> _REQUIRED TASK_: Quote word for word the lines below, beginning with the first and ending with the one that has "import pandas as pd". Drop the pictures.

-- begin --

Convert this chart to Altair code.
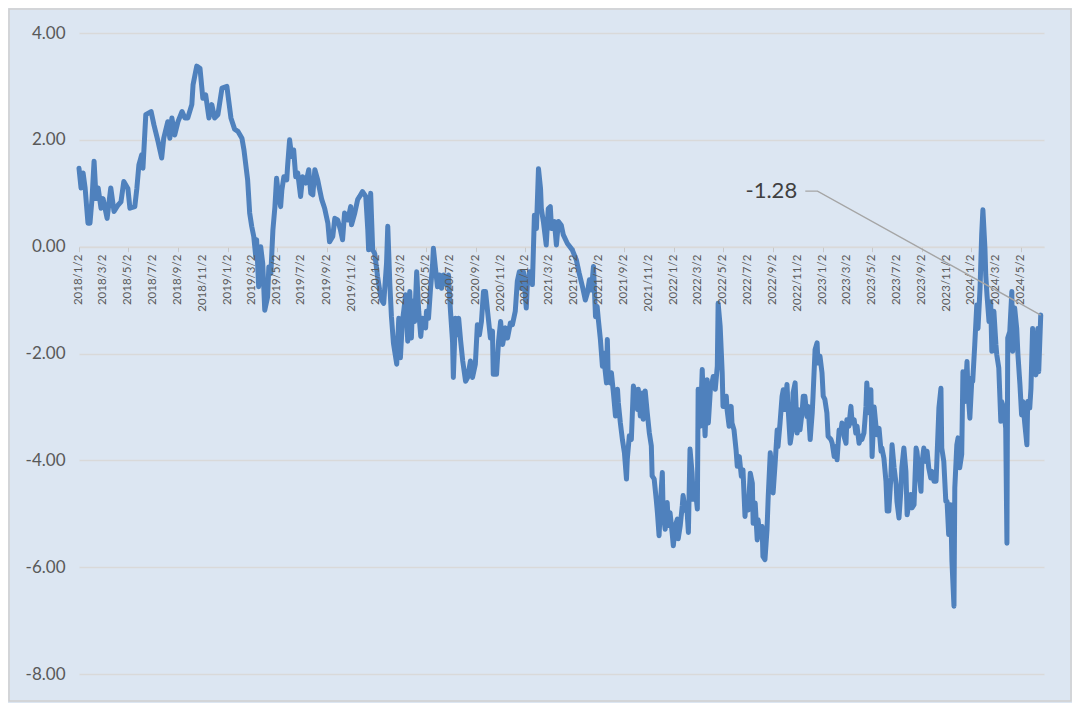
import altair as alt
import pandas as pd

# ---- data (day offset from 2018-01-02, index value) ----
days_a = [0, 5, 10, 15, 22, 27, 32, 37, 42, 47,
          54, 59, 69, 78, 86, 96, 103, 110, 120, 125,
          137, 142, 147, 154, 157, 164, 177, 184, 194, 203,
          208, 218, 223, 228, 235, 243, 253, 260, 267, 277,
          280, 289, 297, 304, 311, 319, 326, 333, 341, 351,
          363, 373, 382, 390, 400]
vals_a = [1.47, 1.10, 1.38, 1.10, 0.44, 0.44, 0.90, 1.60, 0.90, 1.10,
          0.72, 0.90, 0.53, 1.10, 0.66, 0.78, 0.84, 1.22, 1.09, 0.72,
          0.75, 1.09, 1.53, 1.72, 1.47, 2.47, 2.53, 2.28, 1.97, 1.66,
          2.03, 2.34, 2.03, 2.41, 2.09, 2.34, 2.53, 2.41, 2.41, 2.66,
          3.03, 3.38, 3.34, 2.78, 2.84, 2.41, 2.66, 2.41, 2.47, 2.97,
          3.00, 2.41, 2.20, 2.16, 2.03]

days_b = [405, 414, 419, 424, 429, 434, 436, 441, 446, 451,
          456, 463, 466, 471, 476, 481, 485, 490, 495, 498,
          503, 510, 512, 517, 522, 527, 532, 537, 544, 549,
          557, 564, 569, 574, 579, 586, 591, 596, 603, 611,
          615, 623, 628, 635, 642, 647, 652, 660, 667, 669,
          677, 684, 689, 696, 704, 709, 711, 716, 721, 726,
          733, 738, 743, 748, 755, 758, 763, 767, 772, 780,
          785, 789, 794]
vals_b = [1.81, 1.25, 0.63, 0.38, 0.19, -0.19, 0.13, -0.75, 0.00, -0.31,
          -1.19, -0.94, -0.38, -0.50, 0.31, 0.75, 1.28, 0.94, 0.75, 1.06,
          1.31, 1.25, 1.50, 2.00, 1.69, 1.81, 1.31, 1.38, 0.94, 1.31,
          1.19, 1.44, 1.00, 0.97, 1.44, 1.25, 1.06, 0.88, 0.72, 0.44,
          0.09, 0.19, 0.53, 0.50, 0.31, 0.13, 0.63, 0.50, 0.75, 0.41,
          0.63, 0.88, 0.94, 1.03, 0.94, 0.31, -0.06, 1.00, -0.06, -0.13,
          -0.56, -0.81, -1.00, -1.06, -0.31, 0.38, -0.69, -1.31, -1.81, -2.20,
          -1.34, -2.08, -1.40]

days_c = [802, 807, 812, 816, 819, 824, 829, 834, 839, 843,
          851, 853, 858, 863, 868, 870, 875, 880, 885, 890,
          895, 902, 907, 912, 917, 919, 924, 929, 932, 937,
          942, 949, 954, 961, 966, 973, 978, 983, 988, 993,
          998, 1003, 1010, 1015, 1017, 1025, 1030, 1035, 1040, 1047,
          1052, 1059, 1064, 1071, 1076, 1081, 1086, 1091, 1098, 1101,
          1106, 1111, 1113, 1118, 1123, 1128, 1133, 1135, 1140, 1147,
          1152, 1157, 1160, 1167, 1172, 1177, 1184, 1189]
vals_c = [-0.90, -1.77, -0.84, -1.71, -1.02, -1.40, -0.47, -1.21, -1.68, -1.34,
          -1.52, -1.21, -1.34, -0.78, -0.34, -0.03, -0.40, -0.75, -0.53, -0.78,
          -0.53, -0.71, -0.53, -1.21, -1.77, -2.45, -1.34, -1.65, -1.34, -1.77,
          -2.14, -2.52, -2.45, -2.14, -2.45, -2.20, -1.46, -1.65, -1.40, -0.84,
          -0.84, -1.21, -1.71, -1.58, -2.39, -2.39, -1.77, -1.40, -1.83, -1.52,
          -1.71, -1.43, -1.46, -1.21, -0.65, -0.47, -0.78, -0.47, -1.15, -0.65,
          -0.47, -0.59, -0.71, 0.59, 0.34, 1.46, 1.09, 0.71, 0.47, 0.03,
          0.71, 0.75, 0.34, 0.47, 0.03, 0.47, 0.40, 0.22]

days_d = [1199, 1211, 1221, 1228, 1236, 1243, 1248, 1253, 1258, 1263,
          1268, 1272, 1275, 1280, 1285, 1287, 1295, 1297, 1299, 1304,
          1307, 1312, 1317, 1322, 1324, 1329, 1334, 1339, 1344, 1346,
          1351, 1356, 1361, 1366, 1371, 1373, 1378, 1383, 1385, 1390,
          1395, 1400, 1405, 1407, 1412, 1417, 1420, 1424, 1429, 1432,
          1434, 1439, 1444, 1447, 1451, 1456, 1459, 1464, 1469, 1471,
          1476, 1481, 1483, 1488, 1493, 1496, 1500, 1505, 1508, 1513,
          1518, 1520, 1525, 1530, 1532, 1537, 1542, 1545, 1550, 1554,
          1557, 1562, 1567, 1569, 1574, 1579, 1581]
vals_d = [0.06, -0.06, -0.25, -0.50, -0.75, -1.00, -0.87, -0.62, -0.81, -0.37,
          -1.31, -1.12, -1.37, -1.74, -2.24, -1.99, -2.55, -1.74, -2.36, -2.55,
          -2.36, -2.74, -3.17, -2.67, -2.92, -3.30, -3.61, -3.86, -4.35, -3.98,
          -3.54, -3.61, -2.61, -2.80, -3.05, -2.67, -3.17, -2.74, -3.23, -2.70,
          -3.11, -3.48, -3.73, -4.29, -4.35, -4.73, -4.98, -5.41, -4.60, -4.23,
          -4.98, -5.29, -4.79, -5.22, -4.98, -5.35, -5.60, -5.22, -5.10, -5.47,
          -5.22, -4.85, -4.66, -4.91, -4.98, -5.35, -3.79, -4.23, -4.73, -4.54,
          -4.91, -2.67, -3.36, -2.30, -2.74, -3.54, -2.49, -3.30, -2.67, -2.55,
          -2.43, -2.67, -2.24, -1.06, -1.49, -2.36, -2.99]

days_e = [1589, 1591, 1596, 1601, 1603, 1608, 1613, 1616, 1621, 1626,
          1630, 1635, 1638, 1643, 1648, 1653, 1655, 1660, 1665, 1667,
          1672, 1677, 1679, 1684, 1689, 1692, 1697, 1702, 1704, 1709,
          1714, 1716, 1721, 1726, 1729, 1733, 1738, 1741, 1746, 1751,
          1753, 1758, 1763, 1765, 1770, 1775, 1778, 1782, 1787, 1790,
          1795, 1800, 1802, 1807, 1812, 1814, 1819, 1824, 1827, 1831,
          1836, 1839, 1846, 1849, 1854, 1858, 1861, 1866, 1871, 1873,
          1878, 1883, 1885, 1890, 1895, 1898, 1903, 1907, 1910, 1915,
          1920, 1922, 1927, 1932, 1934, 1939, 1944, 1947]
vals_e = [-2.80, -3.05, -3.36, -2.99, -3.30, -3.43, -3.80, -4.11, -3.93, -4.30,
          -4.18, -5.05, -4.68, -4.93, -4.24, -4.43, -5.18, -4.80, -5.49, -5.11,
          -5.43, -5.24, -5.80, -5.86, -5.30, -4.68, -3.86, -4.30, -4.61, -4.05,
          -3.43, -3.74, -3.30, -2.80, -2.68, -3.05, -2.58, -3.05, -3.68, -3.43,
          -2.74, -2.55, -3.49, -3.05, -3.43, -3.11, -2.80, -2.80, -3.18, -2.99,
          -3.61, -3.11, -2.80, -1.93, -1.80, -2.18, -2.05, -2.36, -2.80, -2.86,
          -3.11, -3.55, -3.61, -3.68, -3.93, -3.74, -3.99, -3.43, -3.43, -3.30,
          -3.55, -3.68, -3.24, -3.36, -2.99, -3.30, -3.24, -3.49, -3.36, -3.68,
          -3.55, -3.61, -3.49, -2.99, -2.55, -3.11, -2.68, -3.93]

days_f = [1952, 1957, 1959, 1964, 1969, 1971, 1976, 1981, 1984, 1988,
          1993, 1996, 2001, 2006, 2008, 2013, 2018, 2020, 2025, 2030,
          2033, 2037, 2042, 2045, 2050, 2055, 2057, 2062, 2067, 2069,
          2074, 2079, 2082, 2086, 2091, 2094, 2099, 2104, 2106, 2111,
          2116, 2118, 2123, 2128, 2131, 2135, 2140, 2143, 2148, 2150,
          2155, 2158, 2162, 2167, 2170, 2175, 2180, 2182, 2187, 2192,
          2194, 2199, 2204, 2207, 2212, 2214, 2216, 2219, 2224, 2226,
          2229, 2234, 2238, 2241, 2246, 2251, 2253, 2258, 2263, 2265,
          2270, 2275, 2278, 2280, 2285, 2290, 2292, 2297, 2302, 2305,
          2310, 2314, 2317, 2322, 2327, 2329, 2334, 2337, 2341, 2346,
          2349, 2354, 2356, 2361]
vals_f = [-3.00, -3.40, -3.52, -3.40, -3.83, -3.77, -3.96, -4.39, -4.95, -4.95,
          -4.33, -3.71, -4.14, -4.45, -4.77, -5.08, -4.52, -4.14, -3.77, -4.21,
          -5.02, -4.83, -4.64, -4.89, -4.83, -3.77, -3.83, -4.21, -4.58, -4.08,
          -3.77, -4.02, -3.83, -4.14, -4.33, -4.21, -4.39, -4.39, -4.02, -3.02,
          -2.65, -3.77, -4.02, -4.77, -4.77, -5.39, -4.83, -5.89, -6.73, -4.52,
          -3.71, -3.58, -4.14, -3.89, -2.34, -2.90, -2.15, -2.65, -3.21, -2.46,
          -2.52, -1.84, -1.09, -1.53, -0.78, -0.28, 0.22, 0.69, -0.03, -0.53,
          -0.90, -1.40, -1.03, -1.96, -1.21, -1.84, -2.02, -2.27, -3.27, -2.90,
          -3.02, -3.40, -5.55, -1.71, -1.59, -0.84, -1.96, -1.15, -1.53, -2.02,
          -2.59, -3.15, -2.90, -3.33, -3.71, -2.90, -3.02, -2.65, -1.53, -2.27,
          -2.40, -1.53, -2.34, -1.28]

tick_labels = ["2018/1/2", "2018/3/2", "2018/5/2", "2018/7/2", "2018/9/2", "2018/11/2",
               "2019/1/2", "2019/3/2", "2019/5/2", "2019/7/2", "2019/9/2", "2019/11/2",
               "2020/1/2", "2020/3/2", "2020/5/2", "2020/7/2", "2020/9/2", "2020/11/2",
               "2021/1/2", "2021/3/2", "2021/5/2", "2021/7/2", "2021/9/2", "2021/11/2",
               "2022/1/2", "2022/3/2", "2022/5/2", "2022/7/2", "2022/9/2", "2022/11/2",
               "2023/1/2", "2023/3/2", "2023/5/2", "2023/7/2", "2023/9/2", "2023/11/2",
               "2024/1/2", "2024/3/2", "2024/5/2"]
y_ticks = [-8, -6, -4, -2, 0, 2, 4]

start_date = "2018/1/2"
end_date = "2024/6/28"
annot_text = "-1.28"
annot_day = 1763
annot_value = 1.04
leader_days = [1783, 1813]

# ---- tables ----
days = days_a + days_b + days_c + days_d + days_e + days_f
vals = vals_a + vals_b + vals_c + vals_d + vals_e + vals_f
base = pd.Timestamp(start_date.replace("/", "-"))
df = pd.DataFrame({"date": base + pd.to_timedelta(days, unit="D"), "value": vals})

last_date = df["date"].iloc[-1]
last_val = df["value"].iloc[-1]
leader_df = pd.DataFrame({
    "date": [base + pd.Timedelta(days=d) for d in leader_days] + [last_date],
    "value": [annot_value, annot_value, last_val],
    "step": [0, 1, 2],
})
label_df = pd.DataFrame({"date": [base + pd.Timedelta(days=annot_day)],
                         "value": [annot_value], "label": [annot_text]})

tick_df = pd.DataFrame({
    "date": pd.to_datetime(tick_labels, format="%Y/%m/%d"),
    "label": tick_labels,
    "zero": [0] * len(tick_labels),
})


def dt(s):
    y, m, d = (int(p) for p in s.split("/"))
    return alt.DateTime(year=y, month=m, date=d)


tick_values = [dt(t) for t in tick_labels]

W, H = 965, 641
ymin, ymax = -8, 4
zero_offset = -H * (0 - ymin) / (ymax - ymin)

x_enc = alt.X(
    "date:T",
    title="",
    scale=alt.Scale(domain=[dt(start_date), dt(end_date)], nice=False),
    axis=alt.Axis(
        values=tick_values, labels=False,
        ticks=True, tickSize=5, tickColor="#C8C8C8", tickWidth=1,
        domain=True, domainColor="#D9D9D9", domainWidth=1.3,
        grid=False, offset=zero_offset, orient="bottom",
    ),
)
y_enc = alt.Y(
    "value:Q",
    title="",
    scale=alt.Scale(domain=[ymin, ymax], nice=False, zero=False),
    axis=alt.Axis(
        values=y_ticks,
        labelExpr="replace(format(datum.value, '.2f'), '\u2212', '-')",
        labelFont="Lato", labelFontSize=17, labelColor="#595959",
        labelPadding=14, ticks=False, domain=False,
        grid=True, gridColor="#D9D9D9", gridWidth=1.3,
    ),
)

xlabels = alt.Chart(tick_df).mark_text(
    angle=270, align="right", baseline="middle", dx=-8,
    font="Lato", fontSize=11.5, color="#595959"
).encode(x="date:T", y="zero:Q", text="label:N")

line = alt.Chart(df).mark_line(
    color="#4F81BD", strokeWidth=5, strokeJoin="round", strokeCap="round"
).encode(x=x_enc, y=y_enc)

leader = alt.Chart(leader_df).mark_line(color="#A5A5A5", strokeWidth=1.4).encode(
    x="date:T", y="value:Q", order="step:Q"
)

label = alt.Chart(label_df).mark_text(
    align="right", baseline="middle", font="Lato", fontSize=22, color="#404040"
).encode(x="date:T", y="value:Q", text="label:N")

frame = alt.Chart(alt.Data(values=[{}])).mark_rect(
    fillOpacity=0, stroke="#D0D0D0", strokeWidth=1.5
).encode(
    x=alt.value(-70), x2=alt.value(W + 27), y=alt.value(-24), y2=alt.value(H + 27)
)

chart = alt.layer(line, xlabels, leader, label, frame).properties(
    width=W, height=H,
    background="#DCE6F2",
    padding={"left": 71, "top": 25, "right": 28, "bottom": 29},
    autosize=alt.AutoSizeParams(type="none"),
).configure_view(stroke=None)

chart.save("out.html", embed_options={"renderer": "svg", "actions": False})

-- end --

> _COMPLETED EXERCISE_:
Convert this chart to Altair code.
import altair as alt
import pandas as pd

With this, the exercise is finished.